Стали расходиться. К Воробейному подошел Степан Ершов.

– Вы меня не узнаете? – спросил Степан. – Личность моя ничего вам не напоминает?

– Что–то нет, – ответил Воробейный, всматриваясь в его лицо.

– Зайдемте куда–нибудь, – сказал Степан. – У меня к вам разговор. Очень небольшой. Совсем короткий,

– Пожалуйста.

Зашли в какую–то пустую комнату, заваленную клубным инвентарем. Степан прикрыл дверь.

– Гражданин Воробейный, – сказал он. – Я тот шофер, который должен был вести машину после взрыва доменных печей. Но вы вывернули свечи и остались служить немцам. А мы с покойным мастером Василенко ушли. Узнаете теперь?

Воробейный стоял растерянный, мигающий, не находящий слов.

– Вы, наверно, хотели бы знать, чего я хочу от вас? – спросил Степан, медленно подступая к нему. – Я хочу… Вы достойны только одного…..

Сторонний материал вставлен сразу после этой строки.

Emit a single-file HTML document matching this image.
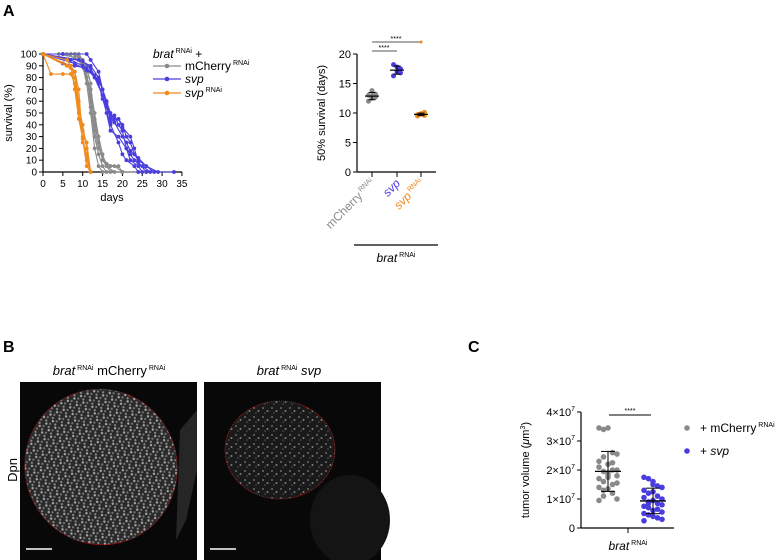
<!DOCTYPE html>
<html><head><meta charset="utf-8"><style>
body{margin:0;background:#fff;width:782px;height:560px;overflow:hidden;font-family:"Liberation Sans",sans-serif}
svg{position:absolute;left:0;top:0}
</style></head><body>
<svg id="fig" width="782" height="560" viewBox="0 0 782 560" font-family="Liberation Sans, sans-serif">
<defs>
<pattern id="nuc" width="7" height="7" patternUnits="userSpaceOnUse">
<rect width="7" height="7" fill="#2a2a2a"/>
<circle cx="1.5" cy="1.5" r="1.2" fill="#a8a8a8"/><circle cx="5" cy="3" r="1.1" fill="#777"/><circle cx="2.5" cy="5.5" r="1.1" fill="#8c8c8c"/>
</pattern>
<pattern id="nuc2" width="9" height="9" patternUnits="userSpaceOnUse">
<rect width="9" height="9" fill="#1a1a1a"/>
<circle cx="2" cy="3" r="1" fill="#6a6a6a"/><circle cx="6.5" cy="6" r="1" fill="#808080"/><circle cx="4" cy="8" r="0.8" fill="#555"/>
</pattern>
</defs>
<text x="3" y="16" font-size="16" font-weight="bold">A</text>
<text x="3" y="352" font-size="16" font-weight="bold">B</text>
<text x="468" y="352" font-size="16" font-weight="bold">C</text>
<g id="surv"></g>
<g id="half"></g>
<g id="tumor"></g>
<g>
<text x="109" y="375" font-size="13" text-anchor="middle"><tspan font-style="italic">brat</tspan><tspan font-size="7" dy="-5"> RNAi</tspan><tspan dy="5"> mCherry</tspan><tspan font-size="7" dy="-5"> RNAi</tspan></text>
<text x="289" y="375" font-size="13" text-anchor="middle"><tspan font-style="italic">brat</tspan><tspan font-size="7" dy="-5"> RNAi</tspan><tspan dy="5" font-style="italic"> svp</tspan></text>
<text transform="translate(17,470) rotate(-90)" font-size="13" text-anchor="middle">Dpn</text>
<rect x="20" y="382" width="177" height="178" fill="#080808"/>
<path d="M180 430 L197 410 L197 470 L186 520 L176 540 Z" fill="#262626"/>
<ellipse cx="101" cy="467" rx="76" ry="78" transform="rotate(-20 101 467)" fill="url(#nuc)"/>
<rect x="204" y="382" width="177" height="178" fill="#080808"/>
<ellipse cx="350" cy="520" rx="40" ry="45" fill="#141414"/>
<ellipse cx="280" cy="450" rx="55" ry="49" fill="url(#nuc2)"/>
<ellipse cx="101" cy="467" rx="76" ry="78" transform="rotate(-20 101 467)" fill="none" stroke="#b22" stroke-width="0.8" stroke-dasharray="1 1"/>
<ellipse cx="280" cy="450" rx="55" ry="49" fill="none" stroke="#b22" stroke-width="0.8" stroke-dasharray="1 1"/>
<line x1="26" y1="549" x2="52" y2="549" stroke="#fff" stroke-width="1.5"/>
<line x1="210" y1="549" x2="236" y2="549" stroke="#fff" stroke-width="1.5"/>
</g>
</svg>
<script>
const NS="http://www.w3.org/2000/svg";
// ---- Survival data (day, percent) ----
const grayCurves=[
[[0,100],[5,100],[8,100],[10,95],[11,85],[12,55],[13,30],[14,15],[15,5],[16,0]],
[[0,100],[6,100],[9,95],[11,80],[12,65],[13,45],[14,25],[15,10],[17,5],[19,5],[20,0],[33,0]],
[[0,100],[7,100],[9,98],[10,90],[11,75],[12,50],[13,20],[14,5],[15,0]],
[[0,100],[4,100],[8,97],[10,92],[12,70],[13,50],[14,30],[15,15],[16,5],[18,0],[24,0]],
[[0,100],[8,100],[10,93],[11,80],[12,60],[13,35],[14,20],[16,7],[18,5],[20,0],[26,0]],
[[0,100],[9,100],[11,90],[12,75],[13,40],[14,25],[15,10],[17,0]]];
const blueCurves=[
[[0,100],[5,100],[11,100],[12,95],[14,85],[15,70],[16,60],[17,50],[18,45],[19,45],[20,40],[21,30],[22,25],[23,15],[24,10],[26,5],[28,0],[33,0]],
[[0,100],[5,92],[8,90],[11,88],[13,80],[15,65],[16,55],[17,45],[18,48],[19,40],[20,35],[21,20],[22,15],[23,10],[25,5],[27,0]],
[[0,100],[7,95],[10,90],[12,85],[14,78],[15,70],[16,60],[17,42],[18,45],[19,45],[20,38],[22,30],[23,20],[24,8],[26,0]],
[[0,100],[8,92],[11,86],[13,82],[15,65],[16,50],[17,35],[19,30],[21,20],[22,10],[24,5],[25,0]],
[[0,100],[9,95],[12,90],[14,80],[16,58],[17,48],[18,42],[20,30],[21,25],[22,18],[24,12],[26,5],[29,0]],
[[0,100],[10,94],[12,88],[14,75],[15,62],[17,40],[19,25],[20,15],[21,10],[23,5],[24,0]]];
const orangeCurves=[
[[0,100],[2,83],[5,83],[7,83],[8,75],[9,50],[10,30],[11,10],[12,0]],
[[0,100],[6,90],[8,85],[9,60],[10,35],[11,25],[12,0]],
[[0,100],[7,88],[8,80],[9,55],[10,40],[11,20],[12,0]],
[[0,100],[6,95],[8,85],[9,70],[10,25],[11,15],[12,0]],
[[0,100],[7,90],[8,70],[9,45],[10,28],[11,5],[12,0]]];
const survXTicks=[0,5,10,15,20,25,30,35];
const survYTicks=[0,10,20,30,40,50,60,70,80,90,100];
// ---- 50% survival ----
const halfCats=["mCherry","svp","svp"];
const halfGray=[12.0,12.5,13.2,13.0,13.8,12.7];
const halfBlue=[16.3,17.0,17.5,18.2,17.8,16.8];
const halfOrange=[9.5,9.8,10.1,9.7,9.9,9.6];
const halfYTicks=[0,5,10,15,20];
// ---- Tumor volume (x1e7) ----
const tumGray=[3.45,3.4,3.45,2.6,2.55,2.3,2.45,2.2,2.25,2.0,2.1,1.95,1.9,2.0,1.8,1.7,1.6,1.75,1.5,1.55,1.4,1.3,1.35,1.2,1.0,0.95,1.1,1.85];
const tumBlue=[1.75,1.7,1.6,1.45,1.4,1.3,1.2,1.25,1.1,1.0,1.05,0.9,0.95,0.85,0.8,0.75,0.7,0.6,0.65,0.55,0.5,0.45,0.4,0.35,0.3,0.25,0.85,1.5];
const tumYTicks=[0,1,2,3,4];

function el(tag,attrs,parent,txt){const e=document.createElementNS(NS,tag);for(const k in attrs)e.setAttribute(k,attrs[k]);if(txt!==undefined)e.textContent=txt;parent.appendChild(e);return e;}
function mean(a){return a.reduce((s,v)=>s+v,0)/a.length;}
function sd(a){const m=mean(a);return Math.sqrt(a.reduce((s,v)=>s+(v-m)*(v-m),0)/(a.length-1));}

// Survival chart
const S=document.getElementById('surv');
const xS=d=>43+d*3.97, yS=p=>172-p*1.18;
el('line',{x1:43,y1:54,x2:43,y2:172,stroke:'#000','stroke-width':1.2},S);
el('line',{x1:43,y1:172,x2:182,y2:172,stroke:'#000','stroke-width':1.2},S);
survXTicks.forEach(t=>{el('line',{x1:xS(t),y1:172,x2:xS(t),y2:176,stroke:'#000'},S);const tx=el('text',{x:xS(t),y:187,'font-size':10,'text-anchor':'middle'},S,t);});
survYTicks.forEach(t=>{el('line',{x1:39,y1:yS(t),x2:43,y2:yS(t),stroke:'#000'},S);const tx=el('text',{x:37,y:yS(t)+3.5,'font-size':10,'text-anchor':'end'},S,t);});
const xt=el('text',{x:112,y:201,'font-size':11,'text-anchor':'middle'},S,'days');

const yt=el('text',{transform:'translate(12,113) rotate(-90)','font-size':11,'text-anchor':'middle'},S,'survival (%)');

function drawCurves(curves,color,name){curves.forEach(c=>{const g=el('g',{},S);
el('polyline',{points:c.map(p=>xS(p[0])+','+yS(p[1])).join(' '),fill:'none',stroke:color,'stroke-width':1.1},g);
c.forEach(p=>el('circle',{cx:xS(p[0]),cy:yS(p[1]),r:1.9,fill:color},g));});}
drawCurves(grayCurves,'#8a8a8a','mcherry-curve');
drawCurves(blueCurves,'#4a3de0','svp-curve');
drawCurves(orangeCurves,'#f08a1c','svp-rnai-curve');
// legend
const L=el('g',{},S);
const lt=el('text',{x:153,y:58,'font-size':12},L);lt.innerHTML='<tspan font-style="italic">brat</tspan><tspan font-size="7" dy="-5"> RNAi</tspan><tspan dy="5"> +</tspan>';
[['#8a8a8a','mCherry','RNAi',false,66],['#4a3de0','svp','',true,79],['#f08a1c','svp','RNAi',true,93]].forEach(r=>{
const g=el('g',{},L);
el('line',{x1:153,y1:r[4],x2:181,y2:r[4],stroke:r[0],'stroke-width':1.2},g);el('circle',{cx:167,cy:r[4],r:2.3,fill:r[0]},g);
const t=el('text',{x:185,y:r[4]+4,'font-size':12},g);t.innerHTML='<tspan'+(r[3]?' font-style="italic"':'')+'>'+r[1]+'</tspan><tspan font-size="7" dy="-5">'+(r[2]?' '+r[2]:'')+'</tspan>';});

// Half survival chart
const H=document.getElementById('half');
const y5=v=>172-v*5.9, xC=[372,397,421];
el('line',{x1:357,y1:54,x2:357,y2:172,stroke:'#000','stroke-width':1.2},H);
el('line',{x1:357,y1:172,x2:436,y2:172,stroke:'#000','stroke-width':1.2},H);
halfYTicks.forEach(t=>{el('line',{x1:353,y1:y5(t),x2:357,y2:y5(t),stroke:'#000'},H);const tx=el('text',{x:351,y:y5(t)+4,'font-size':11,'text-anchor':'end'},H,t);});
xC.forEach(x=>el('line',{x1:x,y1:172,x2:x,y2:177,stroke:'#000'},H));
const hy=el('text',{transform:'translate(325,113) rotate(-90)','font-size':11,'text-anchor':'middle'},H,'50% survival (days)');

[[halfGray,'#8a8a8a','mCherry',false],[halfBlue,'#4a3de0','svp',true],[halfOrange,'#f08a1c','svp',true]].forEach((s,i)=>{
const g=el('g',{},H);
s[0].forEach((v,j)=>el('circle',{cx:xC[i]+((j%3)-1)*3.5,cy:y5(v),r:2.5,fill:s[1]},g));
const m=mean(s[0]),d=sd(s[0]);
el('line',{x1:xC[i]-7,y1:y5(m),x2:xC[i]+7,y2:y5(m),stroke:'#000','stroke-width':1.2},g);
el('line',{x1:xC[i],y1:y5(m-d),x2:xC[i],y2:y5(m+d),stroke:'#000'},g);
[m-d,m+d].forEach(v=>el('line',{x1:xC[i]-3.5,y1:y5(v),x2:xC[i]+3.5,y2:y5(v),stroke:'#000'},g));
const lab=el('text',{transform:'translate('+(xC[i]+4)+',184) rotate(-45)','font-size':12,'text-anchor':'end',fill:s[1]},g);
lab.innerHTML='<tspan'+(s[3]?' font-style="italic"':'')+'>'+s[2]+'</tspan>'+(i!==1?'<tspan font-size="7" dy="-5"> RNAi</tspan>':'');
});
el('line',{x1:372,y1:51,x2:397,y2:51,stroke:'#555'},H);el('text',{x:384,y:50,'font-size':7,'text-anchor':'middle'},H,'****');
el('line',{x1:372,y1:42,x2:421,y2:42,stroke:'#555'},H);el('text',{x:396,y:41,'font-size':7,'text-anchor':'middle'},H,'****');
el('circle',{cx:421,cy:42,r:1.5,fill:'#f08a1c'},H);
el('line',{x1:354,y1:245,x2:438,y2:245,stroke:'#000','stroke-width':1.2},H);
const bl=el('text',{x:396,y:262,'font-size':12,'text-anchor':'middle'},H);bl.innerHTML='<tspan font-style="italic">brat</tspan><tspan font-size="7" dy="-5"> RNAi</tspan>';


// Tumor chart
const T=document.getElementById('tumor');
const yC=v=>528-v*29;
el('line',{x1:581,y1:412,x2:581,y2:528,stroke:'#000','stroke-width':1.2},T);
el('line',{x1:581,y1:528,x2:674,y2:528,stroke:'#000','stroke-width':1.2},T);
el('line',{x1:628,y1:528,x2:628,y2:533,stroke:'#000'},T);
tumYTicks.forEach(t=>{el('line',{x1:577,y1:yC(t),x2:581,y2:yC(t),stroke:'#000'},T);const tx=el('text',{x:575,y:yC(t)+4,'font-size':11,'text-anchor':'end'},T);tx.innerHTML=t===0?'0':t+'×10<tspan font-size="7" dy="-5">7</tspan>';});
const ty=el('text',{transform:'translate(529,470) rotate(-90)','font-size':11,'text-anchor':'middle'},T);ty.innerHTML='tumor volume (<tspan font-style="italic">μ</tspan>m<tspan font-size="7" dy="-4">3</tspan><tspan dy="4">)</tspan>';

[[tumGray,'#8a8a8a',608],[tumBlue,'#4a3de0',653]].forEach((s,i)=>{
const g=el('g',{},T);
s[0].forEach((v,j)=>el('circle',{cx:s[2]+((j%5)-2)*4.5,cy:yC(v),r:2.8,fill:s[1]},g));
const m=mean(s[0]),d=sd(s[0]);
el('line',{x1:s[2]-13,y1:yC(m),x2:s[2]+13,y2:yC(m),stroke:'#000','stroke-width':1.3},g);
el('line',{x1:s[2],y1:yC(m-d),x2:s[2],y2:yC(m+d),stroke:'#000'},g);
[m-d,m+d].forEach(v=>el('line',{x1:s[2]-7,y1:yC(v),x2:s[2]+7,y2:yC(v),stroke:'#000'},g));});
el('line',{x1:609,y1:415,x2:651,y2:415,stroke:'#000'},T);el('text',{x:630,y:413,'font-size':7,'text-anchor':'middle'},T,'****');
const tb=el('text',{x:628,y:550,'font-size':12,'text-anchor':'middle'},T);tb.innerHTML='<tspan font-style="italic">brat</tspan><tspan font-size="7" dy="-5"> RNAi</tspan>';

[['#8a8a8a','+ mCherry','RNAi',false,428],['#4a3de0','+ ','svp',true,451]].forEach(r=>{
const g=el('g',{},T);
el('circle',{cx:687,cy:r[4],r:2.8,fill:r[0]},g);
const t=el('text',{x:700,y:r[4]+4,'font-size':12},g);
t.innerHTML=r[3]?'+ <tspan font-style="italic">svp</tspan>':r[1]+'<tspan font-size="7" dy="-5"> RNAi</tspan>';});
</script>
</body></html>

Степан все подступал, крепко держа руки в карманах. Он знал, что если вынет их, то будет плохо. Он вложит в этот удар все: и свою горечь за то, как изломало, искрутило его в жизни, и свою ненависть к тем, кто сделал это. Не жалкий, шкодливый Воробейный был перед ним. Степан видел кого–то совсем другого, кому он обязан отплатить за себя, за Оленьку Величкину, за Дмитрия, за отца и мать, за Игната – за все пережитое, за все изболевшее…

Отступая, втянув голову в плечи, Воробейный запнулся за что–то каблуком и полетел спиной в нагромождение пыльных клубных предметов.

Степан вышел, не оглядываясь и не слушая его ругательств.